**YOUR GOAL:**
Please print exactly the lines below, from the start of the material up to and including the line with "unc_l10 = [0, 0.73, 2.0]", but none of the pictures.

**SOURCE DATA:**
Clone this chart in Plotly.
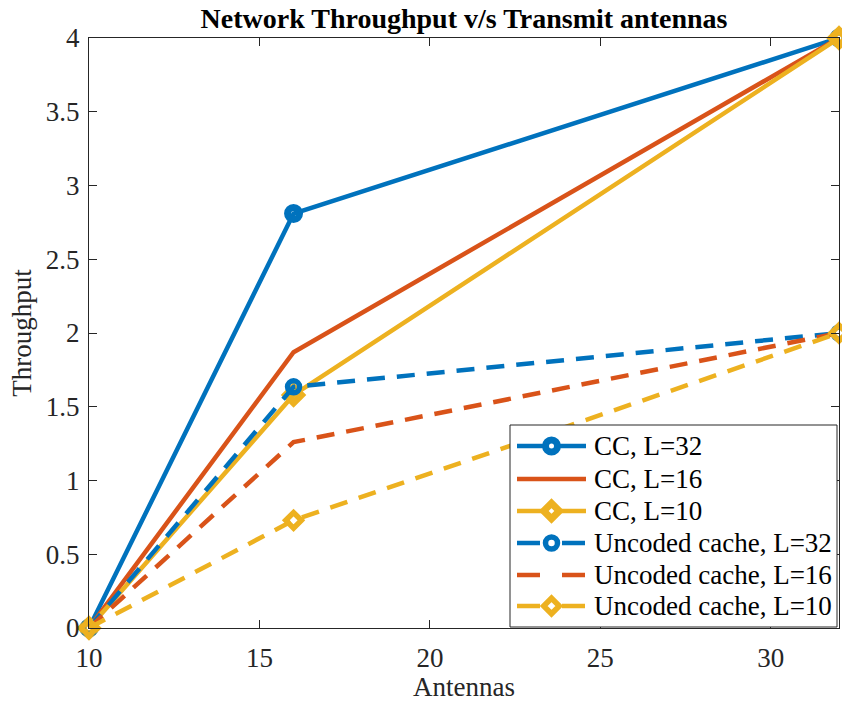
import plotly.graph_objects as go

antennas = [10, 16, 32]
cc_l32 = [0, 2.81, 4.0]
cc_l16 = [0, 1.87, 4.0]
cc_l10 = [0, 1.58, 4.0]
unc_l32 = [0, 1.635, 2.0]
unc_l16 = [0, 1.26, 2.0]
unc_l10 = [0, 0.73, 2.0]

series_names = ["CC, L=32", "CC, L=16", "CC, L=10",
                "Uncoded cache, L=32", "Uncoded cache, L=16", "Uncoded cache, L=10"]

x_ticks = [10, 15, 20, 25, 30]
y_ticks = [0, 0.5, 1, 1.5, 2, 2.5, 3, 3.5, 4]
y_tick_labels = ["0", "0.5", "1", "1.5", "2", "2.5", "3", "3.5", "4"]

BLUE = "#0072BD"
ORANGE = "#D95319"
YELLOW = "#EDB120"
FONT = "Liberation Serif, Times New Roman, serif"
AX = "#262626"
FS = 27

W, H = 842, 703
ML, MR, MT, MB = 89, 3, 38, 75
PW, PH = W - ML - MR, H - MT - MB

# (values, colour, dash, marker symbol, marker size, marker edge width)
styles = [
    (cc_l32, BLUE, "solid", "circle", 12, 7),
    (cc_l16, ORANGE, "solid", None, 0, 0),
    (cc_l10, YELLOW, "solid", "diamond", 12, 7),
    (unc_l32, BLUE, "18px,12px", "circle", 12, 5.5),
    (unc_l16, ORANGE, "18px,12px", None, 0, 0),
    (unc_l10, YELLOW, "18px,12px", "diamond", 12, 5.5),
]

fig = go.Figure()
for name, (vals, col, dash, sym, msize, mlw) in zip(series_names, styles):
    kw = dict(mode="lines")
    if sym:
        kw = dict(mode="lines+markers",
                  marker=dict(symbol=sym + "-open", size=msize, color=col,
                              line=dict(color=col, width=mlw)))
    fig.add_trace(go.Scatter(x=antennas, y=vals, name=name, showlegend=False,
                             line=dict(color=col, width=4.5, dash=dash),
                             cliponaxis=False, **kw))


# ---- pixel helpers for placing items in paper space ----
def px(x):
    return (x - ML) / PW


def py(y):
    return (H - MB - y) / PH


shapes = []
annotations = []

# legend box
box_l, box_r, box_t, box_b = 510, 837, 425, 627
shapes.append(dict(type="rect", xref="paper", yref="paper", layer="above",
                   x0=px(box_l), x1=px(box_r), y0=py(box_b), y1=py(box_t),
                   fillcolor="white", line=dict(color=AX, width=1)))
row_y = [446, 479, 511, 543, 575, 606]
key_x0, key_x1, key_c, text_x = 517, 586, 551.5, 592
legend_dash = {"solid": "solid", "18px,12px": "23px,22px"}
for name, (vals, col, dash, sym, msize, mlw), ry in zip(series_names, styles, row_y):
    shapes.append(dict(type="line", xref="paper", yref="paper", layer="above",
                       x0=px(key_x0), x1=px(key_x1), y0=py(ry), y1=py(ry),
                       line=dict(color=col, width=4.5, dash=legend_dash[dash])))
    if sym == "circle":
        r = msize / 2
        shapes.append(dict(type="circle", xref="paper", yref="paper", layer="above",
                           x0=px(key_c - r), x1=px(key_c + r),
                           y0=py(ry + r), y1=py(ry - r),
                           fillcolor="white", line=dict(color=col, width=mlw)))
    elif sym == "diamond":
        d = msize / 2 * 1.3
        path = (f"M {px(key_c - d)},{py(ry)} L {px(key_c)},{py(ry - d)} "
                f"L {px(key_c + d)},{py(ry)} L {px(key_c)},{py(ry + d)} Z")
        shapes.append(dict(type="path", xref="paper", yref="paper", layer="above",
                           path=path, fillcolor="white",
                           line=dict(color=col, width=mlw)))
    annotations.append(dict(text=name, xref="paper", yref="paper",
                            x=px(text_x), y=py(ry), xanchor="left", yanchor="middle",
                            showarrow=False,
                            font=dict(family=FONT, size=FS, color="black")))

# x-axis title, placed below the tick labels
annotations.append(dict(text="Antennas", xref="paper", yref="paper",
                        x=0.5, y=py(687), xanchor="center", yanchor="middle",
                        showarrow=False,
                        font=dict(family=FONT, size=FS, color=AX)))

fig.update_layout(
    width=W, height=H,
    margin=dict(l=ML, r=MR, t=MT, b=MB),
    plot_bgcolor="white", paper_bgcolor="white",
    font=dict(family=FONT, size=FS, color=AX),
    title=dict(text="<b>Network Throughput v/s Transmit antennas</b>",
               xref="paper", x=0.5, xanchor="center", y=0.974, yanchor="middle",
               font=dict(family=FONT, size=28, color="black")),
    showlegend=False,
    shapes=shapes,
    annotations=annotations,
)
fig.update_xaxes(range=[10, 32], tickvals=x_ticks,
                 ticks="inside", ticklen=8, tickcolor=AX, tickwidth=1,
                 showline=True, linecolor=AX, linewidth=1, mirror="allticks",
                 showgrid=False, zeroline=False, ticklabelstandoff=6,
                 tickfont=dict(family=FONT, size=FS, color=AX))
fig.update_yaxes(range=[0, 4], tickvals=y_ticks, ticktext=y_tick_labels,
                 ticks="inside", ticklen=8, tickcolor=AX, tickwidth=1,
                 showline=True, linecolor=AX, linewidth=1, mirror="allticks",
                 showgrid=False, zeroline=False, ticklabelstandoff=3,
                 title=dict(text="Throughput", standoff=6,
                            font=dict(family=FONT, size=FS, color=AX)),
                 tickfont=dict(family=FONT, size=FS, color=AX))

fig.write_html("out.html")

**OUTPUT:**
Clone this chart in Plotly.
import plotly.graph_objects as go

antennas = [10, 16, 32]
cc_l32 = [0, 2.81, 4.0]
cc_l16 = [0, 1.87, 4.0]
cc_l10 = [0, 1.58, 4.0]
unc_l32 = [0, 1.635, 2.0]
unc_l16 = [0, 1.26, 2.0]
unc_l10 = [0, 0.73, 2.0]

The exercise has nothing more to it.